**Prompt**
Scan the lines below for the string "this" and copy every one that has it.

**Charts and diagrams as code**
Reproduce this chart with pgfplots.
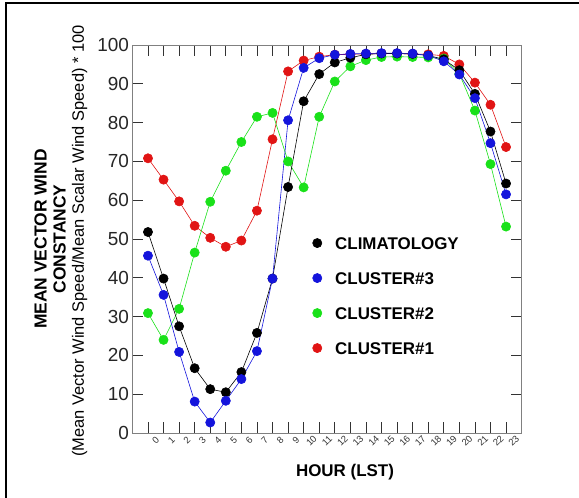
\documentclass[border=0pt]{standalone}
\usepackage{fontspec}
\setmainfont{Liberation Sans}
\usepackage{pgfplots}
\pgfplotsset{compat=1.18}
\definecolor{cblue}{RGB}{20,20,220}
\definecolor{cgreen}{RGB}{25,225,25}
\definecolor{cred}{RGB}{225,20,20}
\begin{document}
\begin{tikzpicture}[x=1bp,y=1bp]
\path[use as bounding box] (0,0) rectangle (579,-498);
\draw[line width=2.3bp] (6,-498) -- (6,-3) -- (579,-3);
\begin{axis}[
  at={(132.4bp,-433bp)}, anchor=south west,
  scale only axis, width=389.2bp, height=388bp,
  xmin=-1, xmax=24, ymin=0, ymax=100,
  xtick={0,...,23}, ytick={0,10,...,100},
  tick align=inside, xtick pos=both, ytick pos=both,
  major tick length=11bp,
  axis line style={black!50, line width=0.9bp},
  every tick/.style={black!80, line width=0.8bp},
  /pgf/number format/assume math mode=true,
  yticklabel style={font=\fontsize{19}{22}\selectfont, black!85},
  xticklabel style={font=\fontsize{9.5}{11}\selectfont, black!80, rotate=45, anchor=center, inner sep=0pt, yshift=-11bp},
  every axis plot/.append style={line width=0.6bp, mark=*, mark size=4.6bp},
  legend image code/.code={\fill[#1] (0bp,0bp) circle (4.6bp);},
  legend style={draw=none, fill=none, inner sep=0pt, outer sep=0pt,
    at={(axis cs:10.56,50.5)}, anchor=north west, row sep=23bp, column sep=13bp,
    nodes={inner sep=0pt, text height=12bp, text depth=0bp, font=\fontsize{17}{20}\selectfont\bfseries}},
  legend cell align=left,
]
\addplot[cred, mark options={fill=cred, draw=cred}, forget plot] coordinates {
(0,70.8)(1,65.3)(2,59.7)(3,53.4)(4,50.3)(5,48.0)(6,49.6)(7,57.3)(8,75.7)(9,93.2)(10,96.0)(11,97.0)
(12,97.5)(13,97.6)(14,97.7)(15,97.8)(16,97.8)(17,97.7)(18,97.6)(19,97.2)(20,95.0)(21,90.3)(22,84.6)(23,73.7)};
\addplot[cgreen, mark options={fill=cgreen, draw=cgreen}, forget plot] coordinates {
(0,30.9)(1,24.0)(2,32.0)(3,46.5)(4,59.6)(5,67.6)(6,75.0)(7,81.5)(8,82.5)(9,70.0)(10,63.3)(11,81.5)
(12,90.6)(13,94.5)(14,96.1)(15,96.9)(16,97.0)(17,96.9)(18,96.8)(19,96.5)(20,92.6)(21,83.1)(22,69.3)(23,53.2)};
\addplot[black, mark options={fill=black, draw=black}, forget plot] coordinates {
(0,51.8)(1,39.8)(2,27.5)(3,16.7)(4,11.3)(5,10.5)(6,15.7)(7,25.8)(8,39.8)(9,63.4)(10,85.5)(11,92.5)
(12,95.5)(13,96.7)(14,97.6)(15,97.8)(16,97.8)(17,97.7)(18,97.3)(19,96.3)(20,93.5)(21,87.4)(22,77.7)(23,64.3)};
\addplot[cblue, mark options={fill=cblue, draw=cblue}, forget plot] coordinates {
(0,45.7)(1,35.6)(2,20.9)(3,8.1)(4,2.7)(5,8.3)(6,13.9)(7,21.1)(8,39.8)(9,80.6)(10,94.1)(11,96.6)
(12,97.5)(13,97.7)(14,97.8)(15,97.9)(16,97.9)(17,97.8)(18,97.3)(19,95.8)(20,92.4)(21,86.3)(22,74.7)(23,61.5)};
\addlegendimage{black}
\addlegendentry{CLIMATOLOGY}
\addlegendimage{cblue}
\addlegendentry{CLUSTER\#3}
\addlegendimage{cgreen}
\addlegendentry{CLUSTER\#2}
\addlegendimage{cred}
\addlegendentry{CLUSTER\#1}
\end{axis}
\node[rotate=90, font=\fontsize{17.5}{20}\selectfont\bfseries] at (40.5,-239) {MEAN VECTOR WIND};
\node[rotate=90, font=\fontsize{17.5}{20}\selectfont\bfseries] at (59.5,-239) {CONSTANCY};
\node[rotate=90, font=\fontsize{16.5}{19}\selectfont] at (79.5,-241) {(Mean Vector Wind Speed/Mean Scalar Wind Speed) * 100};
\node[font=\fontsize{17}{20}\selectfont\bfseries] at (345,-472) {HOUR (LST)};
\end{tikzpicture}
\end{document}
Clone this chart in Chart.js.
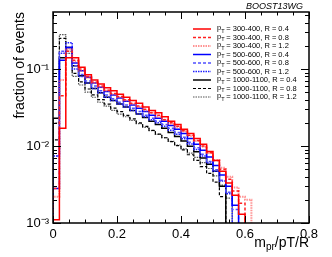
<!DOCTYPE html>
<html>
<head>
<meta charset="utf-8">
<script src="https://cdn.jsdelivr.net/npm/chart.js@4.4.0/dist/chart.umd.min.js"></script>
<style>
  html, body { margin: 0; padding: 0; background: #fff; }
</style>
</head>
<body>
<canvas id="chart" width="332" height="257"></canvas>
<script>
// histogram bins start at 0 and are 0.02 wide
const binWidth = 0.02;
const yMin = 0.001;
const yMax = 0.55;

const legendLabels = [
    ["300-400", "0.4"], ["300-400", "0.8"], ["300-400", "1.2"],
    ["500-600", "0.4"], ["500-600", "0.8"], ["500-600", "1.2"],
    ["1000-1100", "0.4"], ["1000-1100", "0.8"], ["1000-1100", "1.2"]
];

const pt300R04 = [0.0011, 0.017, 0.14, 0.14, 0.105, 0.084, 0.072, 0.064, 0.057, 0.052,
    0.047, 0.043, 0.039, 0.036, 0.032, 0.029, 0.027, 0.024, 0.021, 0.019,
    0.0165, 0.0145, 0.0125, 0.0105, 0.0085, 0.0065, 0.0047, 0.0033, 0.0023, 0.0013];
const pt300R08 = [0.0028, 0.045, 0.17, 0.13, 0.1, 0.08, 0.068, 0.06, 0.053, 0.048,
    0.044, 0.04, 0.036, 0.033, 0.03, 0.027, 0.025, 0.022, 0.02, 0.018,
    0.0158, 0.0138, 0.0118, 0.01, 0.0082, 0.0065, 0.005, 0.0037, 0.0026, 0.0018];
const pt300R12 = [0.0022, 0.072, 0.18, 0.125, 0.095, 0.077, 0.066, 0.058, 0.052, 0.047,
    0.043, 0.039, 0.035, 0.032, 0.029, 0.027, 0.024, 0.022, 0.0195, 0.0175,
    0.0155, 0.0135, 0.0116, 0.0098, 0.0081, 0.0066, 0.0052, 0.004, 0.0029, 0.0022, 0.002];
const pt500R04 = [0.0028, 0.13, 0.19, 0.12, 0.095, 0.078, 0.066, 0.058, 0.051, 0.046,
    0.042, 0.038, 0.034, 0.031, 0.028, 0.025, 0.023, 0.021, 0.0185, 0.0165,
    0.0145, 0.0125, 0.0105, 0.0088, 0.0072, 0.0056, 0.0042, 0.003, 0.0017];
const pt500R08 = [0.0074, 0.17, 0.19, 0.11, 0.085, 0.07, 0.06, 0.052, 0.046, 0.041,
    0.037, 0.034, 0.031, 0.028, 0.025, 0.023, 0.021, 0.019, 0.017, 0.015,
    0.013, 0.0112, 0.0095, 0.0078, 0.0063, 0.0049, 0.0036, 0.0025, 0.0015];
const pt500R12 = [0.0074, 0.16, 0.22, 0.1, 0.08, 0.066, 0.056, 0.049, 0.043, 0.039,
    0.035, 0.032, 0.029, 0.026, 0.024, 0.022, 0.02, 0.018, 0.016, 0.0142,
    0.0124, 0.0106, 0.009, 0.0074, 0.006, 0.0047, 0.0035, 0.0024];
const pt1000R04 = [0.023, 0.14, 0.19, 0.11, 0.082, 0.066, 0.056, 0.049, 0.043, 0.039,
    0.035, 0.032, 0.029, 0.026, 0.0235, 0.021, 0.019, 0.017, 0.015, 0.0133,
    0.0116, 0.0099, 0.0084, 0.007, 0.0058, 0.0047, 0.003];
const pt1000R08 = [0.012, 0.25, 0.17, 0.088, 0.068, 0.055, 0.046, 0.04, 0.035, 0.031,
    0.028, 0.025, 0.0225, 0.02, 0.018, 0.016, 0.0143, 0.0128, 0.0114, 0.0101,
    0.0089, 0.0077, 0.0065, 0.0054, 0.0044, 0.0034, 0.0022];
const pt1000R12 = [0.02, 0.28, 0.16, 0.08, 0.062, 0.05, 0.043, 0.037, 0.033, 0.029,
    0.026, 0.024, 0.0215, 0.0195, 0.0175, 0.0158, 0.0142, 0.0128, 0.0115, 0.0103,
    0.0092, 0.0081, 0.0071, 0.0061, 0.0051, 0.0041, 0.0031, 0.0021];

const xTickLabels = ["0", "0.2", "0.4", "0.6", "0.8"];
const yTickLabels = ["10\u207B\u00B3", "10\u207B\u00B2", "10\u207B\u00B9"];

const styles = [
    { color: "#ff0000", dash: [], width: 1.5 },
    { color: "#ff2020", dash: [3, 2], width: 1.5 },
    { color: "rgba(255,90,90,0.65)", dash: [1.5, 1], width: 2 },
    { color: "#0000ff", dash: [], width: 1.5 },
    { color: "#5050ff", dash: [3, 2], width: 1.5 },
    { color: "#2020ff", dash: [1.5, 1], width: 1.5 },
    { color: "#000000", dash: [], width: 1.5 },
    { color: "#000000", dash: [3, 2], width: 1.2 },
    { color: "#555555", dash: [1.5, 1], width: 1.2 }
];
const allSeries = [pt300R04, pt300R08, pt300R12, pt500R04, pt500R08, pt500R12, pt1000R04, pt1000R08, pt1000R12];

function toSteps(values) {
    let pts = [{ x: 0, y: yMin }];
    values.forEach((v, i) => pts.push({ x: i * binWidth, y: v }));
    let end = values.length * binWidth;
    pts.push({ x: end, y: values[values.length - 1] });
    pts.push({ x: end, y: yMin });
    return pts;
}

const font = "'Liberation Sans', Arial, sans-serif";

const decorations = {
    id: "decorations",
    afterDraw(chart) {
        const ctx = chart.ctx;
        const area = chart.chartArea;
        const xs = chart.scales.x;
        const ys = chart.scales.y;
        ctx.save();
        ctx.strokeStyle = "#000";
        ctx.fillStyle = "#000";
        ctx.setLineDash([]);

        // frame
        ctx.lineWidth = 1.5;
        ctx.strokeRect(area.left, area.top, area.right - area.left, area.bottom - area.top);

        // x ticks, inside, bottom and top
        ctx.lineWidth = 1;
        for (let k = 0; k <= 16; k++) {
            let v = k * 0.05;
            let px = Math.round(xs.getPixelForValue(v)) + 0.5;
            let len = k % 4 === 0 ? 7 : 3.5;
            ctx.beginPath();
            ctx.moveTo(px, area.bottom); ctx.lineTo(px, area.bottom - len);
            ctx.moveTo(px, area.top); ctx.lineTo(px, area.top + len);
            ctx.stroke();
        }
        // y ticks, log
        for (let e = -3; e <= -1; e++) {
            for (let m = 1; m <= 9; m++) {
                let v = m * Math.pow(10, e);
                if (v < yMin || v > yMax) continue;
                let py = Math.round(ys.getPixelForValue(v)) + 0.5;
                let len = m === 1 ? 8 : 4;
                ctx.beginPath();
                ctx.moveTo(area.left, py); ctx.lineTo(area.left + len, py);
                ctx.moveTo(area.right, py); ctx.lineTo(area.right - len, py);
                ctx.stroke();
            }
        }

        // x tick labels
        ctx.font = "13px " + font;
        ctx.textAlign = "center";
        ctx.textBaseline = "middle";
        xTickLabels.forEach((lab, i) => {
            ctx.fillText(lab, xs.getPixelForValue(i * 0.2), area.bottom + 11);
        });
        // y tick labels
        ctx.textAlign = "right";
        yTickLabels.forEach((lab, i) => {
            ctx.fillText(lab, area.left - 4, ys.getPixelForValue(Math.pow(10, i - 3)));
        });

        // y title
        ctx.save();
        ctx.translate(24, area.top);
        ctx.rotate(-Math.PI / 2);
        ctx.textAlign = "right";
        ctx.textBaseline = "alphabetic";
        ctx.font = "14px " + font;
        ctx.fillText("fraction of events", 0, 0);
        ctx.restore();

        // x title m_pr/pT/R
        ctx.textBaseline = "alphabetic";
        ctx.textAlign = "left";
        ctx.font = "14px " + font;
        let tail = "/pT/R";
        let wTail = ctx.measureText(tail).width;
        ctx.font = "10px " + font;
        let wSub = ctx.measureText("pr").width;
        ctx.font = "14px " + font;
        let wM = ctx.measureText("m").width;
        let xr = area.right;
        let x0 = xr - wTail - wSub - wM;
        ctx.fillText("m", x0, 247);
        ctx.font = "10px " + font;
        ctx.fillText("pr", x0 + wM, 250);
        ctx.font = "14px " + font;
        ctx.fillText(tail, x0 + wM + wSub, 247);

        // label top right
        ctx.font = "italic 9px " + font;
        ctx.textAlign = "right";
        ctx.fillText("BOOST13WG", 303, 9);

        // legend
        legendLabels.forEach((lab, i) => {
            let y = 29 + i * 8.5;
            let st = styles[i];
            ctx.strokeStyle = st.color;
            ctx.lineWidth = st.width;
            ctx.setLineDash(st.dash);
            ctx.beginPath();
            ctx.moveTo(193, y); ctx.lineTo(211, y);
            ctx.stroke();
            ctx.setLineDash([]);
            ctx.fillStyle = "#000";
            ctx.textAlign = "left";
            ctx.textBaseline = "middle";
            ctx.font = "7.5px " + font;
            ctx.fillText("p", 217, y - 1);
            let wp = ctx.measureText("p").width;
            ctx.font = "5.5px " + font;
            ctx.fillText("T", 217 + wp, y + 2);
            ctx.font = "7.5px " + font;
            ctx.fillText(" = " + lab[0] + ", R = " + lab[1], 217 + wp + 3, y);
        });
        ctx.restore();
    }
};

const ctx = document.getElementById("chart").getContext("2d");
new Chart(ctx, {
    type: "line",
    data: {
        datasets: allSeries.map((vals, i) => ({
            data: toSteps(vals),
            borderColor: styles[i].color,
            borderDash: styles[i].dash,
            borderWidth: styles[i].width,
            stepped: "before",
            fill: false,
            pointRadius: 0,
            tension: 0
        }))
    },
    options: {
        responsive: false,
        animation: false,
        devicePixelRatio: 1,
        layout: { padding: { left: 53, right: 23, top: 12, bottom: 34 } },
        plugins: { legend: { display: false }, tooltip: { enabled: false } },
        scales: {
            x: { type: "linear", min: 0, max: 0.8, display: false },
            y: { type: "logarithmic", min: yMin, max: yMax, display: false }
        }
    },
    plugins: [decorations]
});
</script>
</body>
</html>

**Final result**
Reproduce this chart with pgfplots.
Clone this chart in Chart.js.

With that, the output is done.